Data-Enhanced Everywhere. To meet the needs of both the morning and the afternoon treasurer, providers need to aggregate and apply client intelligence in their everyday experience. Treasurers are eager for banks to demonstrate client centricity in their data practices. Many of those surveyed indicated that they would be willing to share extra data with their banking partners to enrich and streamline processes and enable better cybersecurity, business, and other insights, provided there is no risk to the treasurer’s data integrity. Banks should take advantage of that opportunity, especially since it can allow for a differentiation that fintechs can’t meet. Most treasurers do not feel comfortable sharing data with fintech partners. One interviewee noted, “If I gave data to a fintech, I would feel that it gets shared with everyone.”
The duality of the treasurer’s role today has changed service expectations. Amid growing complexity and a larger remit, treasurers are looking for a trusted provider that can anticipate their needs, know when to engage digitally, and when hands-on advice is needed.

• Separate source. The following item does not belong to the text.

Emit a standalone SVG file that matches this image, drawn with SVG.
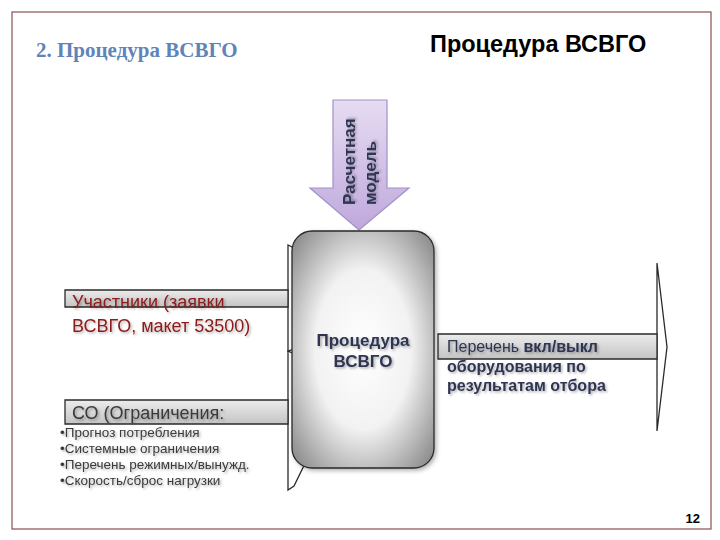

Few treasurers believe digital giants can meet all their needs, but unless banks make a fundamental and sustained commitment to overhauling their operating model—applying the best practices of technology firms and becoming more agile and data savvy—they risk losing significant share to ERPs and TMS providers.
The battle for treasurers’ hearts and minds is intensifying, and it is increasingly being waged over trust. That’s a battle that banks can win, but they must act now with an all-out push to create measurable, visible impact from the customer’s point of view.